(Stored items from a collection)
————————

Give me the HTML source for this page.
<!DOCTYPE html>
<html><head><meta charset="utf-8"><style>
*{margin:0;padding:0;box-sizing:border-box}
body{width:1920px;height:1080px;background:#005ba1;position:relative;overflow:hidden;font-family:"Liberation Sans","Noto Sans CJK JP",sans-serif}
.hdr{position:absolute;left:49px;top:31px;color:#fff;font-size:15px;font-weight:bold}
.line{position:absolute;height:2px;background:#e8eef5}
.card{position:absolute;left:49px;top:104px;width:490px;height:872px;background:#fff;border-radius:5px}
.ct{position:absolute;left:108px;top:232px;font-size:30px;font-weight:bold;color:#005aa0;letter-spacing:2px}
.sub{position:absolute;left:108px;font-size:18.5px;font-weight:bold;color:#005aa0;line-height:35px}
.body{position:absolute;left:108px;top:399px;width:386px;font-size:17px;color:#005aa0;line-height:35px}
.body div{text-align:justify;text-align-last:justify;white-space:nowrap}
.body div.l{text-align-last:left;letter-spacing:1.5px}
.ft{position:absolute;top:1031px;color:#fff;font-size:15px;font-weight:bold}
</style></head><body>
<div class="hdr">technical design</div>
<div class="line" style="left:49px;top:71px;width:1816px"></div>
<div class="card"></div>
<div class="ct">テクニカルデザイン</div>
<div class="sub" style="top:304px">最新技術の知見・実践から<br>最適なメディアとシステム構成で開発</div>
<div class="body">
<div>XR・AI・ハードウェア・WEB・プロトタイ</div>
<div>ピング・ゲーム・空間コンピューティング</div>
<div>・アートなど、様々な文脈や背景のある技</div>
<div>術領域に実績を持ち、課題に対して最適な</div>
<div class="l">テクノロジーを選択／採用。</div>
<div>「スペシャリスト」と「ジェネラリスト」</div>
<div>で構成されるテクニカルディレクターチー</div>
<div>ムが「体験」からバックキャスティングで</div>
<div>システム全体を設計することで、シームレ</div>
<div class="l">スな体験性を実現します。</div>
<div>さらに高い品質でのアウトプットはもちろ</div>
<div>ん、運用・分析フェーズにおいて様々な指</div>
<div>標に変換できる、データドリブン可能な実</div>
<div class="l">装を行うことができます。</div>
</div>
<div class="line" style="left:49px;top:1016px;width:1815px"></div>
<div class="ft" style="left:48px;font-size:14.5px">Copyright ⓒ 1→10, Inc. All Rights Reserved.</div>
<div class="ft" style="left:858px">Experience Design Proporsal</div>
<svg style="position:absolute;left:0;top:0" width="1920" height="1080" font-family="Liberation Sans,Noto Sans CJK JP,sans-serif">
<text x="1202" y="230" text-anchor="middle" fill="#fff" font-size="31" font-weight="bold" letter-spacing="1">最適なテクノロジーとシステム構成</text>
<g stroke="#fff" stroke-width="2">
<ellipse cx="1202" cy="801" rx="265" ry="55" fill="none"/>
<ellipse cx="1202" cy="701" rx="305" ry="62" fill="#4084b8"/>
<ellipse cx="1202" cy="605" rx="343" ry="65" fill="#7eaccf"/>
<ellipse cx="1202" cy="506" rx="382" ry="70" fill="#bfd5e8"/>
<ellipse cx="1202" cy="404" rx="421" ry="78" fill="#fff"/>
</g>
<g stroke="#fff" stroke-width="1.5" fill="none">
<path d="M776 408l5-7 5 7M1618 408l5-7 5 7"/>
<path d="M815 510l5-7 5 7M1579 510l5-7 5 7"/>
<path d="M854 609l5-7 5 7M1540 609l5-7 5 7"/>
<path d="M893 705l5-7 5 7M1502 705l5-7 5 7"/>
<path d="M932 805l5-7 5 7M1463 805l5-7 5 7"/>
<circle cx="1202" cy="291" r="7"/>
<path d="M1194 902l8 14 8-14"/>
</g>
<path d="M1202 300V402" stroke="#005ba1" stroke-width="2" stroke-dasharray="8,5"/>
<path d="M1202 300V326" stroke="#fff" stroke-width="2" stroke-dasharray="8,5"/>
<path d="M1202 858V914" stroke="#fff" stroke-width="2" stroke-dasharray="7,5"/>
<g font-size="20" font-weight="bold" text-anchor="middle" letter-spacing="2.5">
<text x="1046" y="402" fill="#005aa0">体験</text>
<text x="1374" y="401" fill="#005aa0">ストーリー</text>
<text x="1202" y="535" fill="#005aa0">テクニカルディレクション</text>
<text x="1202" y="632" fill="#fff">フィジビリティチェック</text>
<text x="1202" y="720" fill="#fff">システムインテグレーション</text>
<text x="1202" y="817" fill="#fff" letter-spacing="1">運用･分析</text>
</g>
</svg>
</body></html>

————————

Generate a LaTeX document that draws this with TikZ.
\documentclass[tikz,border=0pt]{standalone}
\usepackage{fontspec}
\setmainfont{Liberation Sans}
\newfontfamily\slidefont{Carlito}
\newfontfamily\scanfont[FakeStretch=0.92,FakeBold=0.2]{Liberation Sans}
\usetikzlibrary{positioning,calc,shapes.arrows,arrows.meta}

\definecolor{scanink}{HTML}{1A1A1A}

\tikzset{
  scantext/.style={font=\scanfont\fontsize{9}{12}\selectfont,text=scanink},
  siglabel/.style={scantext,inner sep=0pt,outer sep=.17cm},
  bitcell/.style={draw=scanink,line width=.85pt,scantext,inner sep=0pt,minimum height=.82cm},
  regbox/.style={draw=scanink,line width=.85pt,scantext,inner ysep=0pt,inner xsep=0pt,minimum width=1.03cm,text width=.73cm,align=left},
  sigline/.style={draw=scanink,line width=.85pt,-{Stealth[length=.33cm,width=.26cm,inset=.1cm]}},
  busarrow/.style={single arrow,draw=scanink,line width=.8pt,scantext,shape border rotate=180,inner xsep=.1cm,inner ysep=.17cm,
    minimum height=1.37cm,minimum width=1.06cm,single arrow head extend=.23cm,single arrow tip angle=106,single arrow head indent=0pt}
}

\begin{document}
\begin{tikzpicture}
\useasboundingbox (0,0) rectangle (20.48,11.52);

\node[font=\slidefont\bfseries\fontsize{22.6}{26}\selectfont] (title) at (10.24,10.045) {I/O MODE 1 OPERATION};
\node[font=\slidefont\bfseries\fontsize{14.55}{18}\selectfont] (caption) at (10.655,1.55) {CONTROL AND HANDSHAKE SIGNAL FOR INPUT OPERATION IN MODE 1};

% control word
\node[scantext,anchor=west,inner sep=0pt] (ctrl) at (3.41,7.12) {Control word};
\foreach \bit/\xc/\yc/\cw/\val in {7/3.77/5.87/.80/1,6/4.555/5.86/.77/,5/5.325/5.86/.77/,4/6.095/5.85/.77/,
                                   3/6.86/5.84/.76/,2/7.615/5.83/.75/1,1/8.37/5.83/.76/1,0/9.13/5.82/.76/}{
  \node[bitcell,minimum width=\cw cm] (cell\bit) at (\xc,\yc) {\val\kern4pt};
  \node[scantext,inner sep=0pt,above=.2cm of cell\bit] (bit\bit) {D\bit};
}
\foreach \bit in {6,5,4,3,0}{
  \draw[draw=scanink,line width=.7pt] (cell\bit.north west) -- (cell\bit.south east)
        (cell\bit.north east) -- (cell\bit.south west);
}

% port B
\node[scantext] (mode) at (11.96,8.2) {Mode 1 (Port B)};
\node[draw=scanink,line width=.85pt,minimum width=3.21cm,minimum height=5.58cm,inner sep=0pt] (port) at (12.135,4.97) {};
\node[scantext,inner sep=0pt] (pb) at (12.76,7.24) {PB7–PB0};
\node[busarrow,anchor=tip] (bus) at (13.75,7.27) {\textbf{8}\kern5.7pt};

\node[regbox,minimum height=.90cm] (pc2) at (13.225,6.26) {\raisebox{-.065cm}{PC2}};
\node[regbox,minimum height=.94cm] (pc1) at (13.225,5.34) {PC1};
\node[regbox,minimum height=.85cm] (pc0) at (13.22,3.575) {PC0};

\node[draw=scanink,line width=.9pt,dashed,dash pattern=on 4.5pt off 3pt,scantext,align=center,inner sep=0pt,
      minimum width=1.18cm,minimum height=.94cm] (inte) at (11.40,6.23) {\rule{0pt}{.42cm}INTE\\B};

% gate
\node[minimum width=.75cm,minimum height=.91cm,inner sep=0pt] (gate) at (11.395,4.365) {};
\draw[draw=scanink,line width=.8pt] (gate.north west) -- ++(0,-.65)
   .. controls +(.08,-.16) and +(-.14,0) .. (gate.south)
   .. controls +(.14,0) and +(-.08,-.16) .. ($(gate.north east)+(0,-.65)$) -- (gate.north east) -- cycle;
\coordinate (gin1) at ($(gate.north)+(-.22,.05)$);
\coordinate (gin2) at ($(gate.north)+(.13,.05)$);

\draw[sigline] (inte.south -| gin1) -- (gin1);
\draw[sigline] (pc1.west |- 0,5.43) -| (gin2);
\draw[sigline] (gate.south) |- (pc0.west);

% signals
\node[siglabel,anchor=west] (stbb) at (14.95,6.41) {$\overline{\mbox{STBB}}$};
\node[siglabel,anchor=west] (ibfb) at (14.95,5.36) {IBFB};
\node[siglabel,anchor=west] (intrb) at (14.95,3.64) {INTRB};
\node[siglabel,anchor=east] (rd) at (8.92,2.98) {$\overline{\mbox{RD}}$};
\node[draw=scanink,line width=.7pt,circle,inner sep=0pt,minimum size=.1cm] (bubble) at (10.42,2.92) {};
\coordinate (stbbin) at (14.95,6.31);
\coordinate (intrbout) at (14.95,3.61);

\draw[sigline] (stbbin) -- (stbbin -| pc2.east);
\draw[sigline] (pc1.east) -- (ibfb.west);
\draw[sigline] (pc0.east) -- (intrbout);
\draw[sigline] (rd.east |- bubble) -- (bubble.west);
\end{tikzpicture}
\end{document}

————————

Search the records for the word "this". Copy every line that has it.

--- Answer to the task ---
Give me the HTML source for this page.
Generate a LaTeX document that draws this with TikZ.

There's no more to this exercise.